GNSS in Open Sky vs Urban Environments: A Performance Comparison

Introduction

"GNSS works beautifully in open sky - but real-world environments are far more complex."

GNSS positioning performance is not uniform. The environment surrounding the receiver antenna fundamentally determines what accuracy, availability, and reliability are achievable. While datasheets may quote impressive positional figures, those numbers almost always assume open-sky conditions - a scenario that represents only a fraction of real-world deployments. Engineers designing systems for urban delivery vehicles, precision agriculture at field edges, or surveying near structures must understand how and why performance degrades as the environment changes.

Open Sky Conditions

An open-sky environment is defined as one where no significant obstructions block the satellite signals above a defined elevation cut-off angle, typically 10–15 degrees above the horizon. In these conditions, the receiver has access to signals from a large number of satellites distributed across the sky in multiple directions and at varying elevation angles. The geometry is favourable, Dilution of Precision (DOP) values remain low, and signals arrive via direct line-of-sight (LOS) paths.

Under open-sky conditions, standard GNSS code-phase positioning achieves horizontal accuracies of 1–3 metres, while carrier-phase techniques such as Real-Time Kinematic (RTK) routinely deliver sub-centimetre results. Signal quality is consistent, carrier tracking is stable, and the receiver can maintain a robust navigation solution with redundant satellite measurements.

Key Concept: Open sky is the reference environment for GNSS performance specifications. Any departure from this condition introduces degradation that must be understood and planned for.

Urban Canyon Behaviour

An urban canyon describes an environment where tall buildings flank both sides of a street or corridor, severely restricting the visible sky to a narrow strip directly overhead. Research across multiple cities has confirmed that this is the most challenging common GNSS environment. The three dominant degradation mechanisms in urban canyons are:

Signal Masking: Buildings obstruct large portions of the sky, reducing the number of satellites in view. Studies have found that in typical urban canyons, the number of visible satellites can fall below four - the minimum required for a 3D position fix - for extended periods.
Multipath Interference: Building facades reflect GNSS signals. The receiver receives both the direct signal and delayed reflected copies, which corrupt pseudorange and carrier-phase measurements without triggering obvious quality flags.
Non-Line-of-Sight (NLOS) Reception: In the most severe cases, the direct signal is completely blocked and only a reflected path reaches the antenna. The receiver may still track this signal and use it in the navigation solution, producing large, systematic errors.

The combined effect is dramatic. Studies in Hong Kong urban canyons have demonstrated horizontal RMSE values exceeding 13 metres in the worst-affected areas, compared to sub-metre performance in open-sky tests at the same epoch. These are not outlier conditions - they represent everyday operating environments for fleet management, personal navigation, and autonomous vehicle systems.
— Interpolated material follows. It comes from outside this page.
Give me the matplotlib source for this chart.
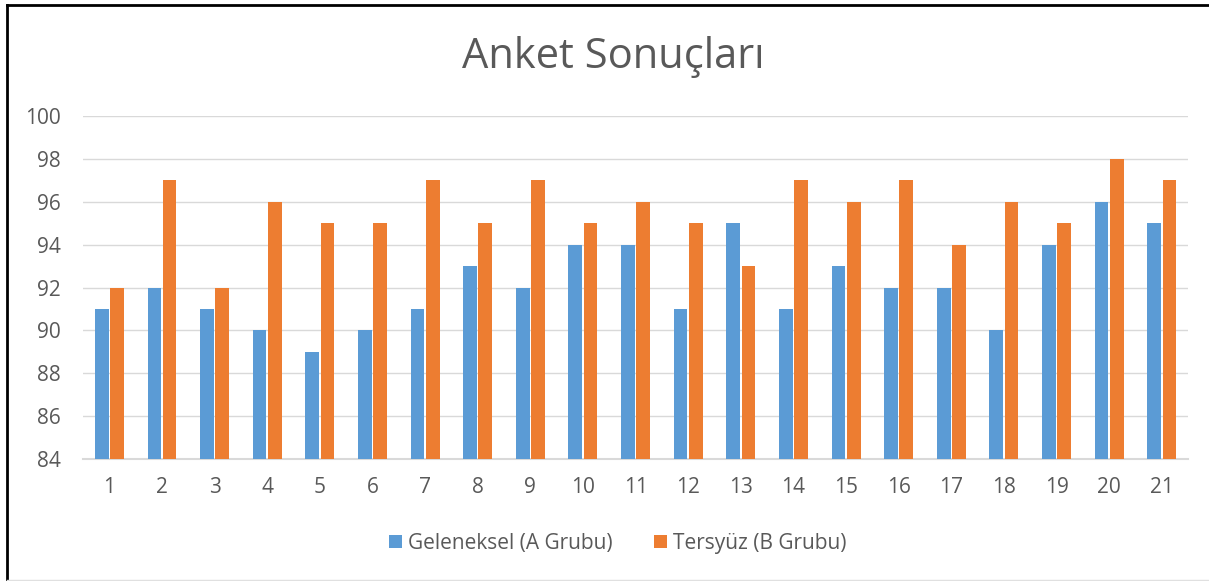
import numpy as np
import matplotlib.pyplot as plt
from matplotlib.lines import Line2D

plt.rcParams['font.family'] = ['Open Sans', 'DejaVu Sans']

categories = [str(i) for i in range(1, 22)]
grup_a = [91, 92, 91, 90, 89, 90, 91, 93, 92, 94, 94, 91, 95, 91, 93, 92, 92, 90, 94, 96, 95]
grup_b = [92, 97, 92, 96, 95, 95, 97, 95, 97, 95, 96, 95, 93, 97, 96, 97, 94, 96, 95, 98, 97]

fig = plt.figure(figsize=(12.09, 5.81), dpi=100)
ax = fig.add_axes([0.0687, 0.21, 0.914, 0.5903])

x = np.arange(len(categories))
w = 0.26
ax.bar(x - 0.145, np.array(grup_a) - 84, w, bottom=84, color='#5B9BD5', label='Geleneksel (A Grubu)', zorder=3)
ax.bar(x + 0.145, np.array(grup_b) - 84, w, bottom=84, color='#ED7D31', label='Tersyüz (B Grubu)', zorder=3)

ax.set_ylim(84, 100)
ax.set_xlim(-0.5, len(categories) - 0.5)
ax.set_yticks(range(84, 101, 2))
ax.set_xticks(x)
ax.set_xticklabels(categories)
ax.grid(axis='y', color='#D9D9D9', linewidth=1, zorder=0)
for s in ['top', 'right', 'left']:
    ax.spines[s].set_visible(False)
ax.spines['bottom'].set_color('#D9D9D9')
ax.spines['bottom'].set_linewidth(1.5)
ax.tick_params(length=0, labelsize=15, colors='#595959')
ax.tick_params(axis='x', pad=13)
ax.tick_params(axis='y', pad=16)

fig.text(0.507, 0.902, 'Anket Sonuçları', ha='center', va='center', fontsize=30, color='#595959')
fig.legend(loc='center', bbox_to_anchor=(0.511, 0.065), ncol=2, frameon=False,
           fontsize=15, labelcolor='#595959', handlelength=0.6, handleheight=0.6,
           handletextpad=0.3, columnspacing=2.0)

# kenarlık
fig.add_artist(Line2D([0.0058, 0.0058], [0.0, 0.992], color='black', linewidth=2, transform=fig.transFigure))
fig.add_artist(Line2D([0.0058, 1.0], [0.992, 0.992], color='black', linewidth=2, transform=fig.transFigure))
fig.add_artist(Line2D([0.0058, 1.0], [0.002, 0.002], color='#E0E0E0', linewidth=1, transform=fig.transFigure))

fig.savefig('out.png', dpi=100)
Satellite Visibility Differences

The contrast in satellite visibility between open-sky and urban environments is stark. In open sky with multi-constellation GNSS (GPS + GLONASS + Galileo + BeiDou), a receiver may track 30 or more satellites simultaneously. In a deep urban canyon, that number can drop to fewer than six, with no guarantee that the visible subset provides adequate geometric spread.

Even where multi-constellation receivers help by increasing the pool of potentially visible satellites, NLOS and multipath signals from additional constellations can worsen the solution if they are incorporated without proper quality checking. More signals are only beneficial when they are valid LOS measurements.

Accuracy Comparison

Factor	Open Sky	Urban Canyon
Satellite Visibility	High - full sky coverage	Severely limited - narrow sky strip
Signal Type	Direct LOS, stable	Mixed LOS, NLOS, and multipath
DOP	Low (typically PDOP < 2)	High (PDOP often > 5, can exceed 10)
Code-Phase Accuracy	1–3 m horizontal	5–50 m horizontal (highly variable)
RTK Availability	Near continuous	Frequently interrupted or failed
Fix Continuity	Near 100%	Significant outage periods

Why Environment Defines Accuracy

The fundamental point for GNSS engineers is that the environment is not a secondary consideration - it is the primary determinant of achievable performance. A receiver with excellent hardware, multi-constellation capability, and advanced algorithms will still produce metre-level or worse errors in a deep urban canyon if no additional measures are taken. This is not a receiver deficiency; it is a physical consequence of the propagation environment.

Systems deployed in mixed environments must be designed with this in mind. Position quality indicators, sensor fusion with IMU or odometry, map-matching algorithms, and architecture-level mitigation strategies are all necessary tools when urban performance matters. The open-sky specification on a datasheet is a starting point for understanding a receiver, not a guarantee of field performance.

Note: Never assume open-sky performance figures apply in operational environments. Always characterise the deployment environment and test under representative conditions before committing to system accuracy requirements.